A base de mirar el mundo a través de conceptos abstractos o desinfectados de experiencias turbadoras se nos ha dormido la sensibilidad y la inteligencia. Hemos creado un abismo de vacío entre las ideas y nuestros amores concretos. Incluso el liberalismo se ha vuelto teórico en manos del capitalismo de amiguetes. Vemos nazis, corruptos, machistas y terroristas en todas partes. Vivimos más cómodos que nunca y hablamos más que nunca de austeridad. Los diarios van llenos de referencias a la desigualdad, pero dicen muy poco del malestar espiritual que recorre Europa y los Estados Unidos. A menudo el malestar tiene más que ver con la falta de objetivos personales y colectivos de una cierta importancia y trascendencia, que con las derrotas del pasado o del presente que no han conseguido matarnos.

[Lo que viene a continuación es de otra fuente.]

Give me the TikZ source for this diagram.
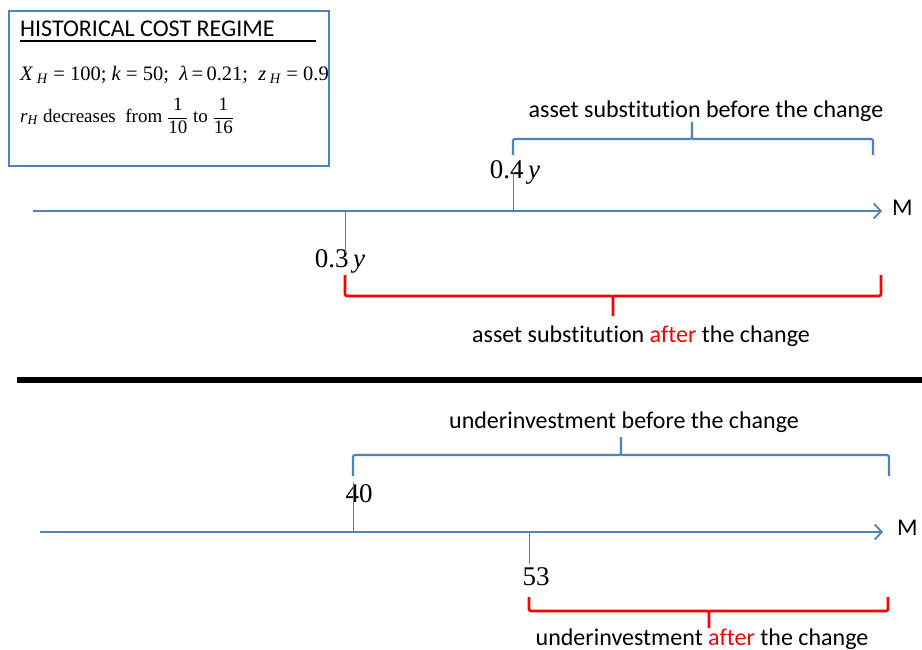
\documentclass[tikz,border=0pt]{standalone}
\usepackage{fontspec}
\setmainfont{Carlito}[Ligatures=NoCommon]
\newfontfamily\timesfont{Liberation Serif}
\usetikzlibrary{arrows.meta}

\definecolor{axisblue}{RGB}{79,129,189}
\definecolor{afterred}{RGB}{255,0,0}

\tikzset{
  maxis/.style={axisblue,line width=1.3pt,-{Straight Barb[length=7pt,width=15pt,line width=1.8pt]}},
  tickline/.style={axisblue,line width=1pt},
  bluebrace/.style={axisblue,line width=2.2pt,rounded corners=2pt},
  redbrace/.style={afterred,line width=2.6pt,rounded corners=2pt},
  captext/.style={inner sep=0pt,font=\fontsize{24}{28}\selectfont},
  valtext/.style={inner sep=0pt,font=\timesfont\fontsize{27}{31}\selectfont},
  boxtext/.style={inner sep=0pt,font=\timesfont\fontsize{20.5}{24}\selectfont},
  mtext/.style={inner sep=0pt,font=\fontsize{24}{28}\selectfont}
}

\begin{document}
\begin{tikzpicture}[x=1pt,y=-1pt]
\useasboundingbox (0,0) rectangle (922,650);

% regime box
\draw[axisblue,line width=1.5pt] (9,11) rectangle (329,166);
\node[captext,anchor=base west] (title) at (20,37) {HISTORICAL COST REGIME};
\draw[line width=2.2pt] (20,41) -- (316,41);
\node[boxtext,anchor=west] (params) at (20,75)
  {\textit{X}\,\textsubscript{\textit{H}}\ =\ 100;\ \textit{k}\ =\ 50;\ \ \textit{λ}\,=\,0.21;\ \ \textit{z}\,\textsubscript{\textit{H}}\ =\ 0.9};
\node[boxtext,anchor=west,font=\timesfont\fontsize{19}{22}\selectfont] (rate) at (20,116)
  {\textit{r}\textsubscript{\textit{H}} decreases\ \ from $\displaystyle\frac{\hbox{1}}{\hbox{10}}$ to $\displaystyle\frac{\hbox{1}}{\hbox{16}}$};

% upper axis
\coordinate (a0) at (33,211);
\coordinate (a1) at (882,211);
\draw[maxis] (a0) -- (a1);
\node[mtext,anchor=west] (m1) at (892,208) {M};

\coordinate (t04) at (513,211);
\node[valtext] (v04) at (515,172) {0.4\,\textit{y}};
\draw[tickline] (t04) -- (t04 |- v04);
\coordinate (t03) at (345,211);
\node[valtext] (v03) at (340,261) {0.3\,\textit{y}};
\draw[tickline] (t03) -- ([yshift=8pt]t03 |- v03);

\node[captext] (asb) at (706,111) {asset substitution before the change};
\node[captext] (asa) at (641,336) {asset substitution \textcolor{afterred}{after} the change};

% separator
\draw[line width=6pt] (17,380) -- (922,380);

% lower axis
\coordinate (b0) at (40,532);
\coordinate (b1) at (883,532);
\draw[maxis] (b0) -- (b1);
\node[mtext,anchor=west] (m2) at (897,528) {M};

\coordinate (t40) at (353,532);
\node[valtext] (v40) at (359,494) {40};
\draw[tickline] (t40) -- ([yshift=12pt]t40 |- v40);
\coordinate (t53) at (529,532);
\node[valtext] (v53) at (536,577) {53};
\draw[tickline] (t53) -- ([yshift=13pt]t53 |- v53);

\node[captext] (uib) at (624,422) {underinvestment before the change};
\node[captext] (uia) at (702,639) {underinvestment \textcolor{afterred}{after} the change};

% brackets: left/middle/right x, bar y, end y, tip y
\foreach \xl/\xm/\xr/\yb/\ye/\yt/\s in {513/692/873/139/155/122/bluebrace,
    345/613/881/296/275/316/redbrace, 353/621/889/455/476/437/bluebrace,
    529/709/888/611/597/628/redbrace}
  \draw[\s] (\xl,\ye) |- (\xm,\yb) -- (\xm,\yt) (\xm,\yb) -| (\xr,\ye);
\end{tikzpicture}
\end{document}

Después del Holocausto, Europa se ha vuelto alérgica al conflicto, pero otro conflicto no destruiría Europa, sino que destruiría los estados nación. Lo mismo se puede decir de España y la demagogia y el colapso emocional que generan los fantasmas que ha hecho emerger la situación de Catalunya. Hemos agotado el control del mundo exterior como fuente de creación. Veneramos los móviles e internet, pero el cambio tecnológico fuerte se produjo con el teléfono, la televisión, el coche y el tanque ya hace un siglo. La civilización occidental necesita conquistar una nueva libertad interior que no solamente nos ponga a la altura de las armas y los entretenimientos que hemos creado, sino que, también, nos permita seguir desarrollándolos antes que no lo haga otro. Estamos entrando en una época de introspección psicológica. Cuando eso pasa o bien hay una debacle o bien la cultura da un salto adelante.